## [What the exercise asks]
Leaving out the pictures, retype all the material exactly.

── Given data ──

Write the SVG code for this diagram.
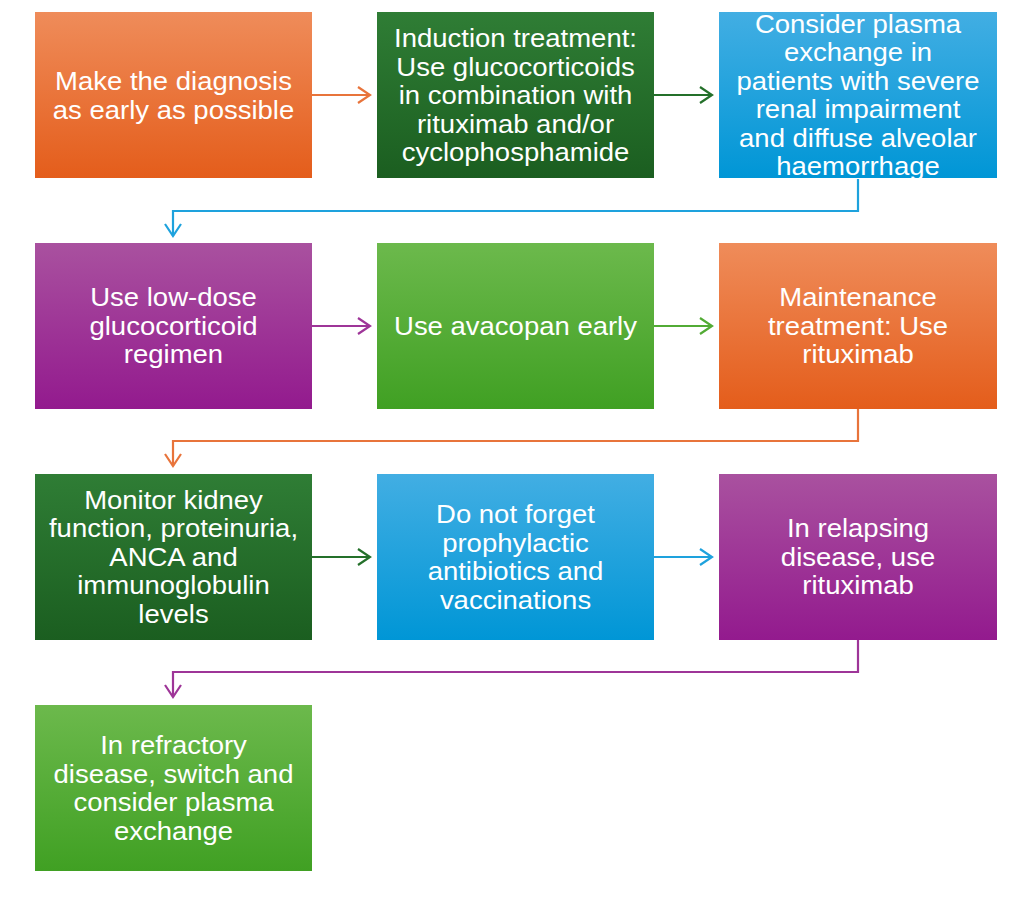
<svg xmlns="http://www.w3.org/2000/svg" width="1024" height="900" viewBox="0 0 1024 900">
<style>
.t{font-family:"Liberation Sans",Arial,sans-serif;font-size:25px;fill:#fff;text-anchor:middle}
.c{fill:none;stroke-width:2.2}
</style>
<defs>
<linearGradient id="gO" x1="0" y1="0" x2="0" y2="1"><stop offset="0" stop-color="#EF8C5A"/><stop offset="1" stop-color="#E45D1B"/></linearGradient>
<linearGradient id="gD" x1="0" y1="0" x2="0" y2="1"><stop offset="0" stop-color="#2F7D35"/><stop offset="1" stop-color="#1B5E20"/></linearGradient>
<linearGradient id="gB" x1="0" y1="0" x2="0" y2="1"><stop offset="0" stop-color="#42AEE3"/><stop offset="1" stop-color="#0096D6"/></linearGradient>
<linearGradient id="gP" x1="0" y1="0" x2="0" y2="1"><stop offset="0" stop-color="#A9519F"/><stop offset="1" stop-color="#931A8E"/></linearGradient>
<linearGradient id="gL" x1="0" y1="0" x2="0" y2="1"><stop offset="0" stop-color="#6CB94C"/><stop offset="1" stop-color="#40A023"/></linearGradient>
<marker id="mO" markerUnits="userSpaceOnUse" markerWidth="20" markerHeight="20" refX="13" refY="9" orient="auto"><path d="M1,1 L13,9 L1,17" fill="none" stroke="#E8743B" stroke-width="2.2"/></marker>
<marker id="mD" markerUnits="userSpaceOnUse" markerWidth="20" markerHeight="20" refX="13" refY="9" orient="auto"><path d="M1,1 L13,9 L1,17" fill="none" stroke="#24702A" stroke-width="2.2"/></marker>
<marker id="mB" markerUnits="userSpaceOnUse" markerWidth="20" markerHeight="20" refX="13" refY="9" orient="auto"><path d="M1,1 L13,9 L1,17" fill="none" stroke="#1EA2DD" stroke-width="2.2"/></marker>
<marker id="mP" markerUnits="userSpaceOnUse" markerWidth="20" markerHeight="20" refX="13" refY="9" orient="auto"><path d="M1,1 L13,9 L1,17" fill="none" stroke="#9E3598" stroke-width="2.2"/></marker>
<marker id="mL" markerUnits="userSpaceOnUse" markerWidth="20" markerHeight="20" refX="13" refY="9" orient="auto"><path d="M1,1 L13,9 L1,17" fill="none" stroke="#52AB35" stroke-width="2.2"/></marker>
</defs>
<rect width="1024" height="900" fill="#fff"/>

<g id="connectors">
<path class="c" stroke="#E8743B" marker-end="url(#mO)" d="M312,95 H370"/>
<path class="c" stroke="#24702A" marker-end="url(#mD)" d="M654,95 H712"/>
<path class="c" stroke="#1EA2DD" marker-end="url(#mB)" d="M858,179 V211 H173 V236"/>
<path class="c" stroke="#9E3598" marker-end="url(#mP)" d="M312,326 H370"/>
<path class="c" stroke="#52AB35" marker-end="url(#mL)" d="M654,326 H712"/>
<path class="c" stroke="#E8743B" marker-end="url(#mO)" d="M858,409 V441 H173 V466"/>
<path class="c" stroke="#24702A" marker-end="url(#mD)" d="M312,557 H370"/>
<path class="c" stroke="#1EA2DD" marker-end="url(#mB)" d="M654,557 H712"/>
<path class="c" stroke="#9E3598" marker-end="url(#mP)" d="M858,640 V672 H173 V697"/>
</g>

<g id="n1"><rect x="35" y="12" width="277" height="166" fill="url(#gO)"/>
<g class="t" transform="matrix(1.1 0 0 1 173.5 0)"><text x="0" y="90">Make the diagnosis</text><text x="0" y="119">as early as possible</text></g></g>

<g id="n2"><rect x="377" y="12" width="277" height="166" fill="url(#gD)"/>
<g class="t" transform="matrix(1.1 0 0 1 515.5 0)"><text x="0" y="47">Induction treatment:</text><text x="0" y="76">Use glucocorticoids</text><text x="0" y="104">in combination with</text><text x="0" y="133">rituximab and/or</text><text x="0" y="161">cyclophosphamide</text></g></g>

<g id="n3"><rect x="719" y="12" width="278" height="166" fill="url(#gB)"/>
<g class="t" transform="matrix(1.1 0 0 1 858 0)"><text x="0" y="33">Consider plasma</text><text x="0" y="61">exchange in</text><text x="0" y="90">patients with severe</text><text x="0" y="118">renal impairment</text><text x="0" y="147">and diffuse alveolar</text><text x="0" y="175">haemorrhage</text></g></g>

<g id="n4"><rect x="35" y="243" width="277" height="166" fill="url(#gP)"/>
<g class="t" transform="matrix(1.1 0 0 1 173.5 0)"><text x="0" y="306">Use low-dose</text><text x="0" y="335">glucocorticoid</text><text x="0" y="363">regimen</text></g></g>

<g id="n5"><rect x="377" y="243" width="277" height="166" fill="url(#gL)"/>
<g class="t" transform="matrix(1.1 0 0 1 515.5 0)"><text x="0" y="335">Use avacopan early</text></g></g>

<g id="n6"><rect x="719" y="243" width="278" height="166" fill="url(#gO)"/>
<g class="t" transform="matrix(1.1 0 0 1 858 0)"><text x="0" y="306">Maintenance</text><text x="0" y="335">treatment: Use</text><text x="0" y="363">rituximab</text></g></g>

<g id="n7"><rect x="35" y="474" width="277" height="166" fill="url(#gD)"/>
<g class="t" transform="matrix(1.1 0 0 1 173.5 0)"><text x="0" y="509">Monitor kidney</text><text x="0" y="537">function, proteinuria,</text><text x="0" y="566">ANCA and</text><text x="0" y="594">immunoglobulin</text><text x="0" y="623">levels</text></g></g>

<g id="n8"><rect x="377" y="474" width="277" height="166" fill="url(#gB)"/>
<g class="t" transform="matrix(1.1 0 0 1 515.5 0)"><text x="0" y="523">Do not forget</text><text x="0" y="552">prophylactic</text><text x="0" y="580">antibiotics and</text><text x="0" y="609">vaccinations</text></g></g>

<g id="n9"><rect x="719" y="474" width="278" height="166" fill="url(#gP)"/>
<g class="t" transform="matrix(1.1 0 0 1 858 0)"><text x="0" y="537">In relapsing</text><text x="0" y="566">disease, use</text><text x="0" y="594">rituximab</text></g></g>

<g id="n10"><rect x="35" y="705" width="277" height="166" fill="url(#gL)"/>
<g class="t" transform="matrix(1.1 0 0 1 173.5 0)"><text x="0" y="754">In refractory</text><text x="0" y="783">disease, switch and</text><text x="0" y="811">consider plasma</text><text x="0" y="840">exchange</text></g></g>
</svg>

───

## [Solution to the problem]
Write the SVG code for this diagram.
<svg xmlns="http://www.w3.org/2000/svg" width="1024" height="900" viewBox="0 0 1024 900">
<style>
.t{font-family:"Liberation Sans",Arial,sans-serif;font-size:25px;fill:#fff;text-anchor:middle}
.c{fill:none;stroke-width:2.2}
</style>
<defs>
<linearGradient id="gO" x1="0" y1="0" x2="0" y2="1"><stop offset="0" stop-color="#EF8C5A"/><stop offset="1" stop-color="#E45D1B"/></linearGradient>
<linearGradient id="gD" x1="0" y1="0" x2="0" y2="1"><stop offset="0" stop-color="#2F7D35"/><stop offset="1" stop-color="#1B5E20"/></linearGradient>
<linearGradient id="gB" x1="0" y1="0" x2="0" y2="1"><stop offset="0" stop-color="#42AEE3"/><stop offset="1" stop-color="#0096D6"/></linearGradient>
<linearGradient id="gP" x1="0" y1="0" x2="0" y2="1"><stop offset="0" stop-color="#A9519F"/><stop offset="1" stop-color="#931A8E"/></linearGradient>
<linearGradient id="gL" x1="0" y1="0" x2="0" y2="1"><stop offset="0" stop-color="#6CB94C"/><stop offset="1" stop-color="#40A023"/></linearGradient>
<marker id="mO" markerUnits="userSpaceOnUse" markerWidth="20" markerHeight="20" refX="13" refY="9" orient="auto"><path d="M1,1 L13,9 L1,17" fill="none" stroke="#E8743B" stroke-width="2.2"/></marker>
<marker id="mD" markerUnits="userSpaceOnUse" markerWidth="20" markerHeight="20" refX="13" refY="9" orient="auto"><path d="M1,1 L13,9 L1,17" fill="none" stroke="#24702A" stroke-width="2.2"/></marker>
<marker id="mB" markerUnits="userSpaceOnUse" markerWidth="20" markerHeight="20" refX="13" refY="9" orient="auto"><path d="M1,1 L13,9 L1,17" fill="none" stroke="#1EA2DD" stroke-width="2.2"/></marker>
<marker id="mP" markerUnits="userSpaceOnUse" markerWidth="20" markerHeight="20" refX="13" refY="9" orient="auto"><path d="M1,1 L13,9 L1,17" fill="none" stroke="#9E3598" stroke-width="2.2"/></marker>
<marker id="mL" markerUnits="userSpaceOnUse" markerWidth="20" markerHeight="20" refX="13" refY="9" orient="auto"><path d="M1,1 L13,9 L1,17" fill="none" stroke="#52AB35" stroke-width="2.2"/></marker>
</defs>
<rect width="1024" height="900" fill="#fff"/>

<g id="connectors">
<path class="c" stroke="#E8743B" marker-end="url(#mO)" d="M312,95 H370"/>
<path class="c" stroke="#24702A" marker-end="url(#mD)" d="M654,95 H712"/>
<path class="c" stroke="#1EA2DD" marker-end="url(#mB)" d="M858,179 V211 H173 V236"/>
<path class="c" stroke="#9E3598" marker-end="url(#mP)" d="M312,326 H370"/>
<path class="c" stroke="#52AB35" marker-end="url(#mL)" d="M654,326 H712"/>
<path class="c" stroke="#E8743B" marker-end="url(#mO)" d="M858,409 V441 H173 V466"/>
<path class="c" stroke="#24702A" marker-end="url(#mD)" d="M312,557 H370"/>
<path class="c" stroke="#1EA2DD" marker-end="url(#mB)" d="M654,557 H712"/>
<path class="c" stroke="#9E3598" marker-end="url(#mP)" d="M858,640 V672 H173 V697"/>
</g>

<g id="n1"><rect x="35" y="12" width="277" height="166" fill="url(#gO)"/>
<g class="t" transform="matrix(1.1 0 0 1 173.5 0)"><text x="0" y="90">Make the diagnosis</text><text x="0" y="119">as early as possible</text></g></g>

<g id="n2"><rect x="377" y="12" width="277" height="166" fill="url(#gD)"/>
<g class="t" transform="matrix(1.1 0 0 1 515.5 0)"><text x="0" y="47">Induction treatment:</text><text x="0" y="76">Use glucocorticoids</text><text x="0" y="104">in combination with</text><text x="0" y="133">rituximab and/or</text><text x="0" y="161">cyclophosphamide</text></g></g>

<g id="n3"><rect x="719" y="12" width="278" height="166" fill="url(#gB)"/>
<g class="t" transform="matrix(1.1 0 0 1 858 0)"><text x="0" y="33">Consider plasma</text><text x="0" y="61">exchange in</text><text x="0" y="90">patients with severe</text><text x="0" y="118">renal impairment</text><text x="0" y="147">and diffuse alveolar</text><text x="0" y="175">haemorrhage</text></g></g>

<g id="n4"><rect x="35" y="243" width="277" height="166" fill="url(#gP)"/>
<g class="t" transform="matrix(1.1 0 0 1 173.5 0)"><text x="0" y="306">Use low-dose</text><text x="0" y="335">glucocorticoid</text><text x="0" y="363">regimen</text></g></g>

<g id="n5"><rect x="377" y="243" width="277" height="166" fill="url(#gL)"/>
<g class="t" transform="matrix(1.1 0 0 1 515.5 0)"><text x="0" y="335">Use avacopan early</text></g></g>

<g id="n6"><rect x="719" y="243" width="278" height="166" fill="url(#gO)"/>
<g class="t" transform="matrix(1.1 0 0 1 858 0)"><text x="0" y="306">Maintenance</text><text x="0" y="335">treatment: Use</text><text x="0" y="363">rituximab</text></g></g>

<g id="n7"><rect x="35" y="474" width="277" height="166" fill="url(#gD)"/>
<g class="t" transform="matrix(1.1 0 0 1 173.5 0)"><text x="0" y="509">Monitor kidney</text><text x="0" y="537">function, proteinuria,</text><text x="0" y="566">ANCA and</text><text x="0" y="594">immunoglobulin</text><text x="0" y="623">levels</text></g></g>

<g id="n8"><rect x="377" y="474" width="277" height="166" fill="url(#gB)"/>
<g class="t" transform="matrix(1.1 0 0 1 515.5 0)"><text x="0" y="523">Do not forget</text><text x="0" y="552">prophylactic</text><text x="0" y="580">antibiotics and</text><text x="0" y="609">vaccinations</text></g></g>

<g id="n9"><rect x="719" y="474" width="278" height="166" fill="url(#gP)"/>
<g class="t" transform="matrix(1.1 0 0 1 858 0)"><text x="0" y="537">In relapsing</text><text x="0" y="566">disease, use</text><text x="0" y="594">rituximab</text></g></g>

<g id="n10"><rect x="35" y="705" width="277" height="166" fill="url(#gL)"/>
<g class="t" transform="matrix(1.1 0 0 1 173.5 0)"><text x="0" y="754">In refractory</text><text x="0" y="783">disease, switch and</text><text x="0" y="811">consider plasma</text><text x="0" y="840">exchange</text></g></g>
</svg>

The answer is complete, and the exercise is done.